Beyond the WMS, you’ll want a transportation management system (TMS) if you’re coordinating freight, an order management system if you’re handling multi-channel fulfillment, and basic accounting software. Some platforms bundle several of these functions together, which can save money early on. Don’t overbuild your tech stack before you have clients, but don’t try to run on spreadsheets either. The WMS is where you should spend first.
Set Your Pricing Structure
3PL pricing is typically broken into several fee categories, and understanding industry benchmarks will help you set rates that attract clients without leaving money on the table.
- Account setup or onboarding fee: A one-time charge that covers integrating the client’s systems, configuring their products in your WMS, and training your team on their requirements. The industry average is around $425, though complex accounts can run over $1,000.

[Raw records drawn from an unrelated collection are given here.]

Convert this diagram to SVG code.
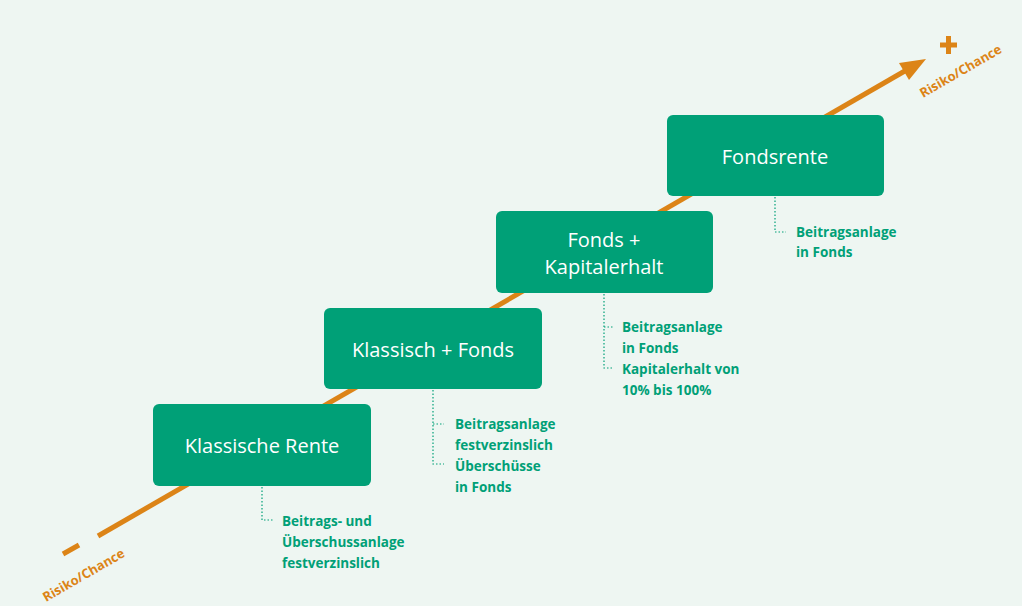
<svg xmlns="http://www.w3.org/2000/svg" width="1022" height="606" viewBox="0 0 1022 606">
<defs>
<style>
.box{fill:#00a077}
.bt{font-family:"Open Sans","Liberation Sans",sans-serif;font-size:20px;fill:#fff;text-anchor:middle}
.nt{font-family:"Open Sans","Liberation Sans",sans-serif;font-size:13.5px;font-weight:bold;fill:#00a077}
.dot{fill:none;stroke:#00a077;stroke-width:1.2;stroke-dasharray:1.5 2}
.ax{stroke:#dc8417;stroke-width:5;stroke-linecap:butt;fill:none}
.al{font-family:"Open Sans","Liberation Sans",sans-serif;font-size:13px;font-weight:bold;fill:#dc8417}
</style>
<marker id="ah" markerWidth="6" markerHeight="6" refX="3" refY="3" orient="auto" markerUnits="strokeWidth"><path d="M0,0 L6,3 L0,6 z" fill="#dc8417"/></marker>
</defs>
<rect width="1022" height="606" fill="#eef6f2"/>
<g id="axis">
<line class="ax" x1="98" y1="536" x2="910" y2="68"/>
<path d="M926,59 L899,63 L909,80 z" fill="#dc8417"/>
<line class="ax" x1="63" y1="554" x2="79" y2="545"/>
<path d="M940,45 L957,45 M948.5,36 L948.5,54" stroke="#dc8417" stroke-width="5"/>
<text class="al" transform="translate(46,602) rotate(-30)">Risiko/Chance</text>
<text class="al" transform="translate(923,98) rotate(-30)">Risiko/Chance</text>
</g>
<g id="connectors">
<path class="dot" d="M262,487 V520 H273"/>
<path class="dot" d="M433,390 V464 H444 M433,424 H444"/>
<path class="dot" d="M604,294 V368 H614 M604,327 H614"/>
<path class="dot" d="M775,197 V232 H786"/>
</g>
<g id="n1"><rect class="box" x="153" y="404" width="218" height="82" rx="6"/><text class="bt" x="262" y="453">Klassische Rente</text>
<text class="nt" x="282" y="526">Beitrags- und</text><text class="nt" x="282" y="547">Überschussanlage</text><text class="nt" x="282" y="568">festverzinslich</text></g>
<g id="n2"><rect class="box" x="324" y="308" width="218" height="81" rx="6"/><text class="bt" x="433" y="357">Klassisch + Fonds</text>
<text class="nt" x="455" y="429">Beitragsanlage</text><text class="nt" x="455" y="450">festverzinslich</text><text class="nt" x="455" y="471">Überschüsse</text><text class="nt" x="455" y="492">in Fonds</text></g>
<g id="n3"><rect class="box" x="496" y="211" width="217" height="82" rx="6"/><text class="bt" x="604" y="247">Fonds +</text><text class="bt" x="604" y="274">Kapitalerhalt</text>
<text class="nt" x="622" y="332">Beitragsanlage</text><text class="nt" x="622" y="353">in Fonds</text><text class="nt" x="622" y="374">Kapitalerhalt von</text><text class="nt" x="622" y="395">10% bis 100%</text></g>
<g id="n4"><rect class="box" x="667" y="115" width="217" height="81" rx="6"/><text class="bt" x="775" y="164">Fondsrente</text>
<text class="nt" x="796" y="237">Beitragsanlage</text><text class="nt" x="796" y="257">in Fonds</text></g>
</svg>
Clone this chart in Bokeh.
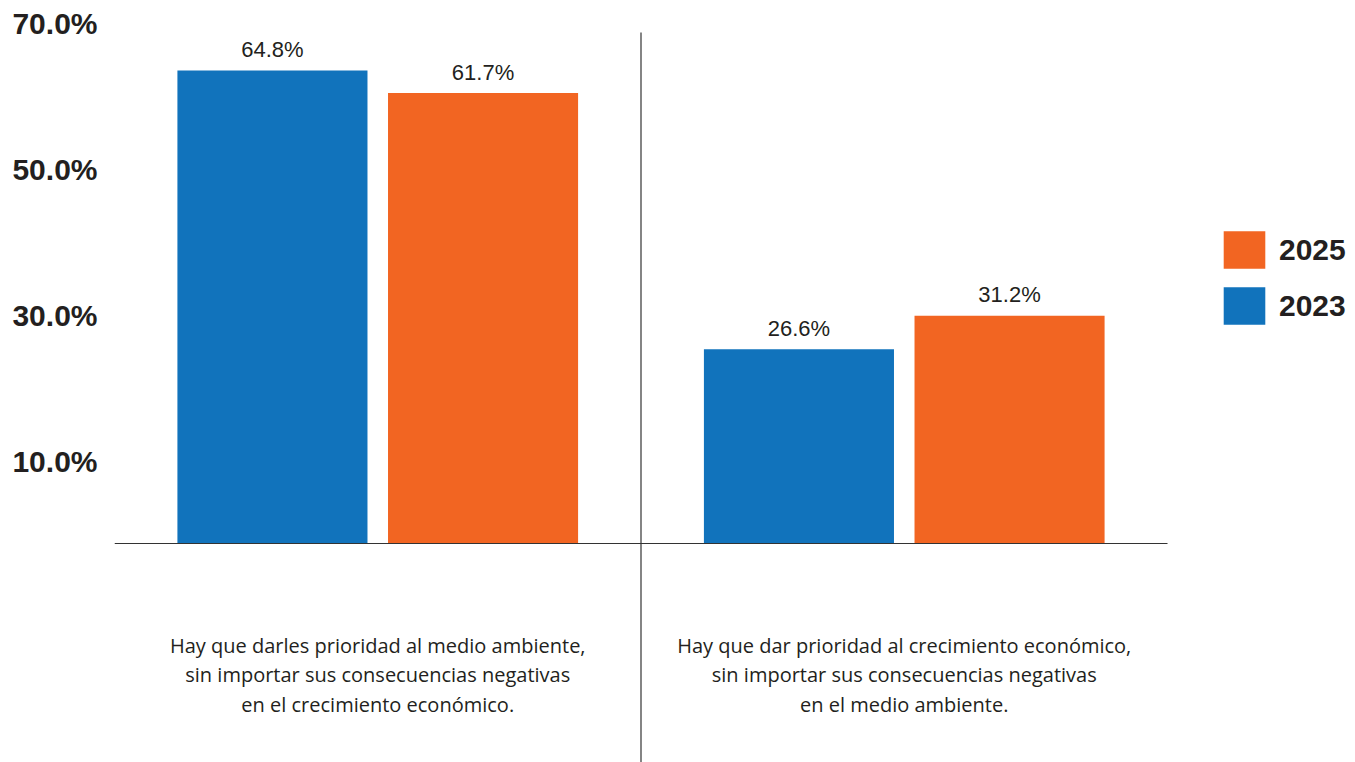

- Inbound receiving: Charged per pallet, case, or unit when inventory arrives at your warehouse. Per-pallet receiving fees typically range from $5 to $15, with an average around $10.50.
- Storage: Charged monthly per pallet, per square foot, or per cubic foot. Pallet storage averages about $20 per pallet per month, while cubic-foot pricing averages around $0.46. Be aware that pallet-based storage can inflate costs for clients by 40% to 60% if you’re not consolidating partially empty pallets, which can create friction.
- Pick and pack: The fee for pulling items from shelves and preparing orders for shipment. This can be structured as a flat rate per order, a per-unit charge, or tiered pricing with volume discounts. Simple orders run $0.20 to $2.00 per pick, but fully loaded e-commerce fulfillment costs (including packaging and labor) commonly average $3.25 or more per order.
- Shipping: You can either pass through carrier rates at cost, mark them up slightly (0% to 12% is typical), or negotiate volume discounts with carriers and share the savings with clients as a selling point.
Price your services so they cover your labor, rent, technology, and insurance costs with enough margin to reinvest. Many new 3PLs undercharge to win early clients and then struggle to raise rates later. Set sustainable prices from the start and compete on service quality and reliability instead.
Build Your Client Pipeline
Your first few clients will likely come from direct outreach, not inbound marketing. Identify businesses in your niche that are outgrowing their own fulfillment capabilities or are unhappy with their current 3PL. E-commerce brands doing a few hundred orders per month are often at the inflection point where outsourcing logistics makes financial sense for them.
Start with a simple website that explains your services, location, and specialization. List the platforms you integrate with and the shipping speeds you can deliver. Case studies and testimonials will become your most powerful sales tools once you have a few clients running smoothly, so prioritize excellent service for your first accounts.
Attend industry trade shows, join logistics and e-commerce business groups, and build relationships with e-commerce agencies and consultants who refer clients to 3PLs. Many 3PLs also list their services on fulfillment directories and marketplace partner pages where merchants actively search for providers.
Plan Your Startup Budget
Your total startup cost varies dramatically based on your model. A freight brokerage can launch for $10,000 to $30,000 covering the surety bond, technology, licensing, and working capital. A warehouse-based fulfillment operation typically requires $50,000 to $250,000 or more, depending on the size of your space, equipment needs, and how many months of operating expenses you want in reserve before revenue covers costs.
The major line items for a warehouse-based 3PL include your lease deposit and first few months of rent, racking and material handling equipment, WMS software subscriptions, insurance (general liability, cargo, workers’ compensation, and property), packaging supplies, and payroll for warehouse staff. Build enough runway to operate for at least six months before expecting profitability. Client acquisition takes time, and each new account needs an onboarding period before it generates steady revenue.
Many founders start with a hybrid approach: they begin as a freight broker or freight forwarder to generate cash flow with low overhead, then use that revenue to fund warehouse operations once they’ve built a client base that needs fulfillment services. This staged approach reduces the risk of committing to expensive warehouse space before you have the volume to fill it.